After service as a World War I Navy pilot (he did not get overseas), he returned to Yale's Sheffield Scientific School. He organized a flying club and an intercollegiate air meet, which he helped to win in a souped-up Jennie. He also became fast friends with a rough-cut classmate named Samuel F. Pryor, now his right-hand man. The old school tie is strong at Pan Am: Vice Presidents Howard B. Dean, Franklin Gledhill and David S. Ingalls were all Trippe contemporaries at Yale...
Three years out of college, he helped organize Colonial Air Transport, which won the first U.S. airmail contract. But when he daringly proposed that little Colonial's Boston-New York route be stretched all the way to Florida, his staid New England backers were alarmed. Trippe pulled out, having learned a lesson: never to take a board of directors into his confidence until his plans were...

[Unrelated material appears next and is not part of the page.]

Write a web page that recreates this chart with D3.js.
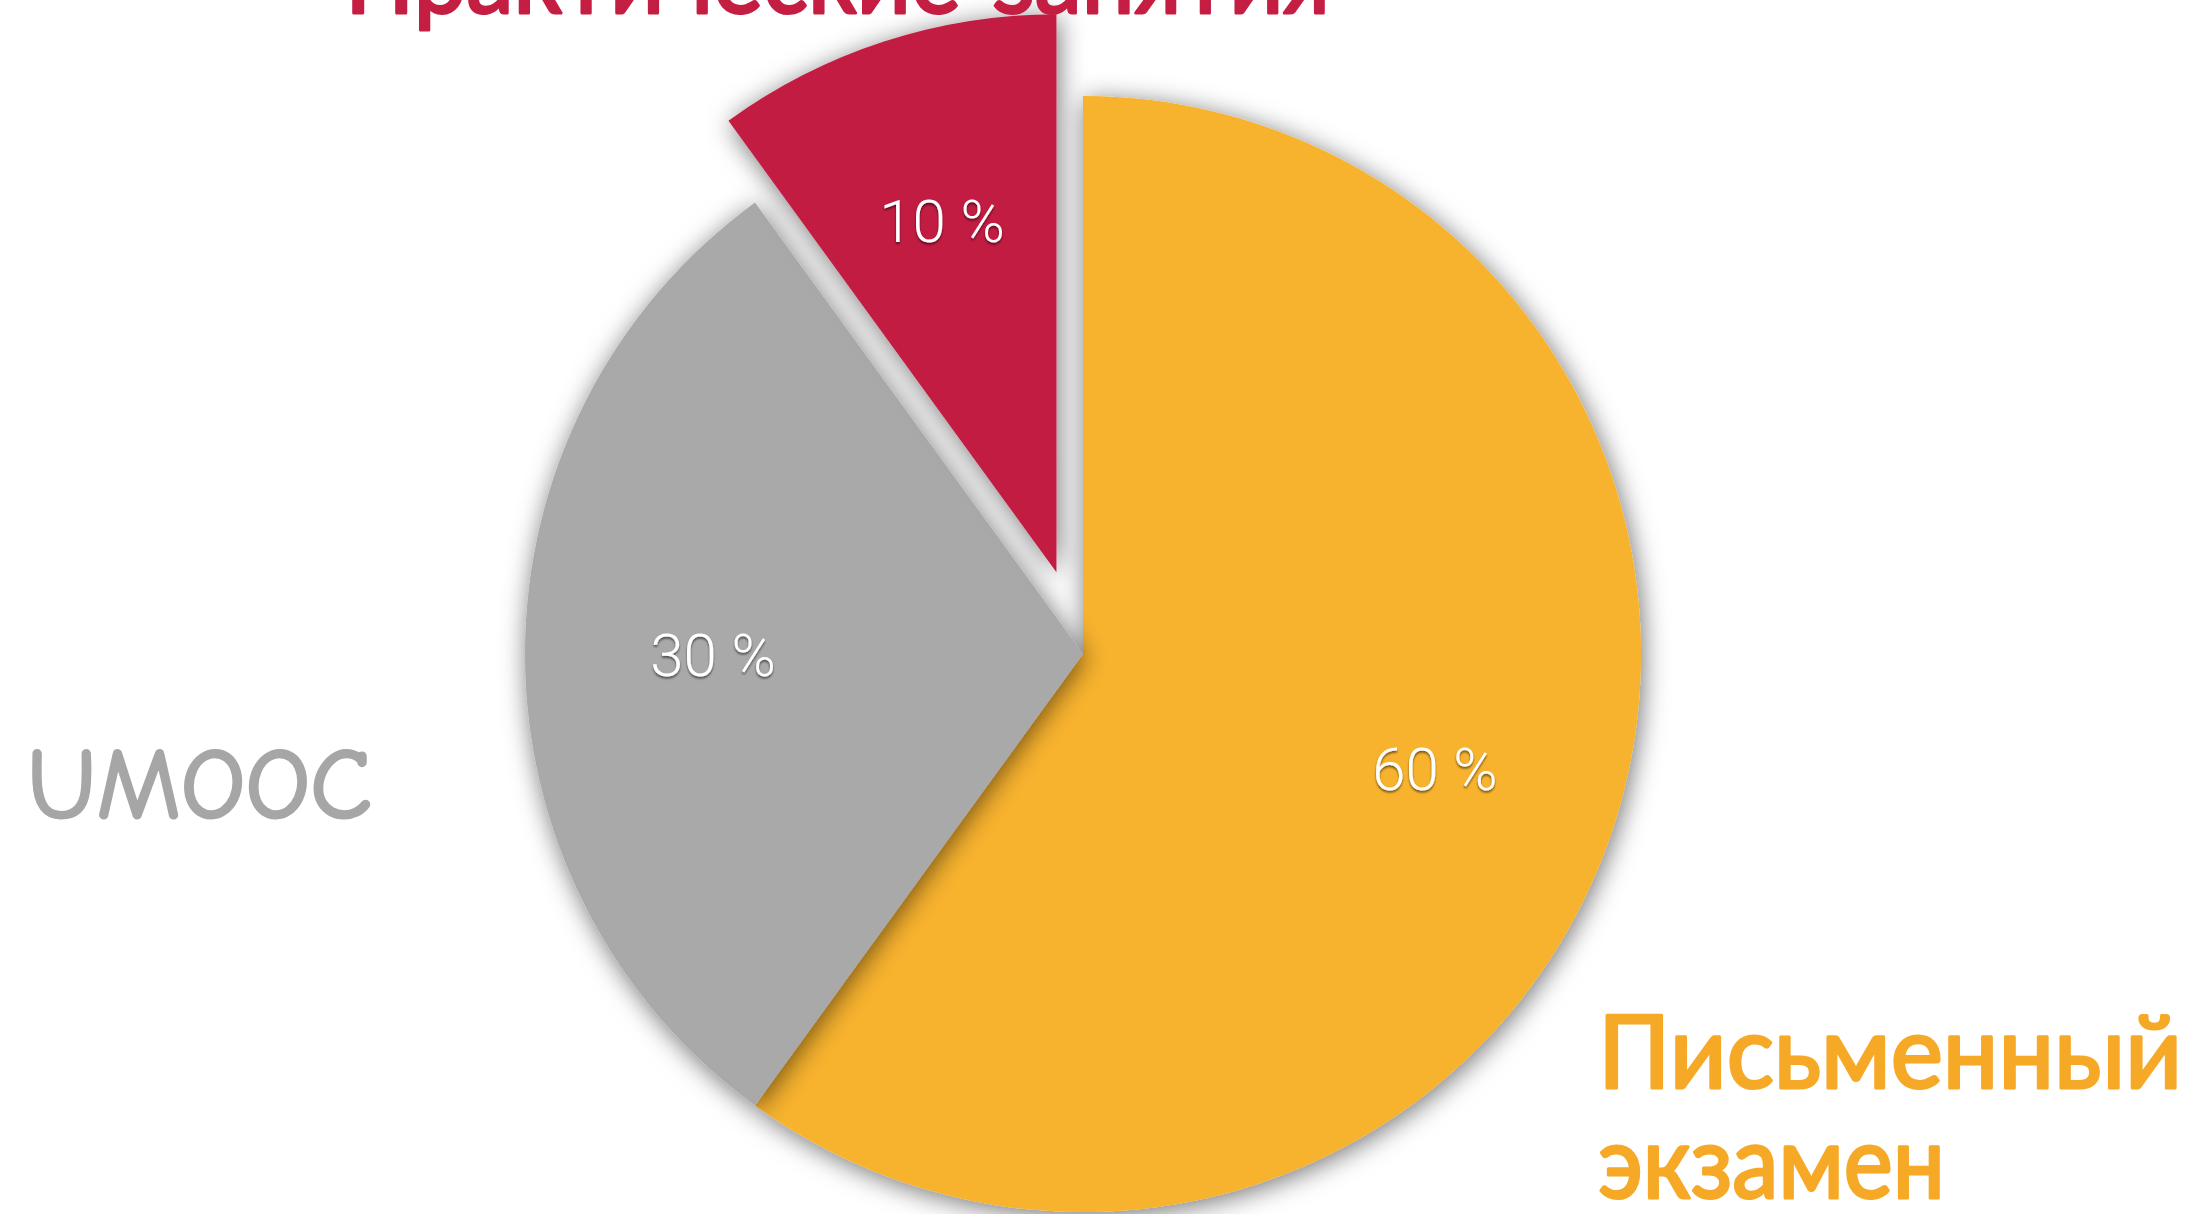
<!DOCTYPE html>
<html>
<head>
<meta charset="utf-8">
<script src="https://cdn.jsdelivr.net/npm/d3@7"></script>
<style>
  html, body { margin: 0; padding: 0; background: #fff; overflow: hidden; }
  .pct { font-family: "Helvetica Neue", Roboto, "Liberation Sans", sans-serif; font-weight: 300; }
  .cat { font-family: "Comic Sans MS", "Comic Neue", Lato, "Noto Sans", sans-serif; font-weight: 400; }
</style>
</head>
<body>
<div id="chart"></div>
<script>
// datos del gráfico
const categories = ["Письменный экзамен", "UMOOC", "Практические занятия"];
const values = [60, 30, 10];
const pctLabels = ["60 %", "30 %", "10 %"];

// configuración
var width = 2196, height = 1214;
var cx = 1083, cy = 654, radius = 558;
var explodeOffset = 86;
var labelRadius = 370;

var fill = d3.scaleOrdinal().domain(categories).range(["#F8B32D", "#A9A9A9", "#C21E42"]);
var textColor = d3.scaleOrdinal().domain(categories).range(["#F6A926", "#A6A6A6", "#C41E42"]);

var svg = d3.select("#chart").append("svg")
  .attr("width", width)
  .attr("height", height);

var defs = svg.append("defs");
var sh = defs.append("filter").attr("id", "shadow")
  .attr("x", "-20%").attr("y", "-20%").attr("width", "140%").attr("height", "140%");
sh.append("feDropShadow").attr("dx", 2).attr("dy", 4).attr("stdDeviation", 13)
  .attr("flood-color", "#000").attr("flood-opacity", 0.55);

var ts = defs.append("filter").attr("id", "tshadow")
  .attr("x", "-10%").attr("y", "-20%").attr("width", "120%").attr("height", "140%");
ts.append("feDropShadow").attr("dx", 0).attr("dy", 2).attr("stdDeviation", 1.2)
  .attr("flood-color", "#000").attr("flood-opacity", 0.55);

var pie = d3.pie().sort(null).value(d => d);
var arcs = pie(values);
var arc = d3.arc().innerRadius(0).outerRadius(radius);
var labelArc = d3.arc().innerRadius(labelRadius).outerRadius(labelRadius);

// el último sector (10 %) está separado
function offset(d, i) {
  if (i !== arcs.length - 1) return [0, 0];
  var a = (d.startAngle + d.endAngle) / 2;
  return [Math.sin(a) * explodeOffset, -Math.cos(a) * explodeOffset];
}

var g = svg.append("g").attr("transform", "translate(" + cx + "," + cy + ")");

var slices = g.selectAll("g.slice")
  .data(arcs)
  .enter().append("g")
  .attr("class", "slice")
  .attr("transform", (d, i) => "translate(" + offset(d, i) + ")");

slices.append("path")
  .attr("d", arc)
  .attr("fill", (d, i) => fill(categories[i]))
  .attr("filter", "url(#shadow)");

slices.append("text")
  .attr("class", "pct")
  .attr("transform", d => "translate(" + labelArc.centroid(d) + ")")
  .attr("text-anchor", "middle")
  .attr("dy", "0.36em")
  .attr("font-size", 60)
  .attr("fill", "#fff")
  .attr("filter", "url(#tshadow)")
  .text((d, i) => pctLabels[i]);

// etiquetas de categorías
var catPos = [
  { x: 1598, lines: [{ t: "Письменный", y: 1088, w: 584 }, { t: "экзамен", y: 1198, w: 347 }] },
  { x: 27, lines: [{ t: "UMOOC", y: 818, w: 345 }] },
  { x: 345, lines: [{ t: "Практические занятия", y: 13, w: 985 }] }
];

catPos.forEach(function (p, i) {
  p.lines.forEach(function (l) {
    svg.append("text")
      .attr("class", "cat")
      .attr("x", p.x)
      .attr("y", l.y)
      .attr("font-size", 100)
      .attr("fill", textColor(categories[i]))
      .attr("stroke", textColor(categories[i]))
      .attr("stroke-width", 3)
      .attr("stroke-linejoin", "round")
      .attr("textLength", l.w)
      .attr("lengthAdjust", "spacingAndGlyphs")
      .text(l.t);
  });
});
</script>
</body>
</html>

Though the U.S. had no international air policy in the early '20s-and did not even know that it needed one-Trippe did. In 1927, while Sonny Whitney lined up $300,000 capital, Trippe merged three aviation firms into what eventually became Pan American Airways, and started flying the 110-mile Key West-to-Cuba route...
...along his road to empire, he competed with the empire-building air routes of the British, Dutch, French, Nazis and Italians, and usually won a place for Pan Am. He negotiated his own treaties with 62 foreign governments. "If Pan American had let the State Department deal with these countries in its behalf," Trippe says, "the U.S. would have had to grant reciprocal landing rights, and today would be crisscrossed with foreign carriers. As it was, by doing its own negotiating, Pan American had to offer nothing but air service...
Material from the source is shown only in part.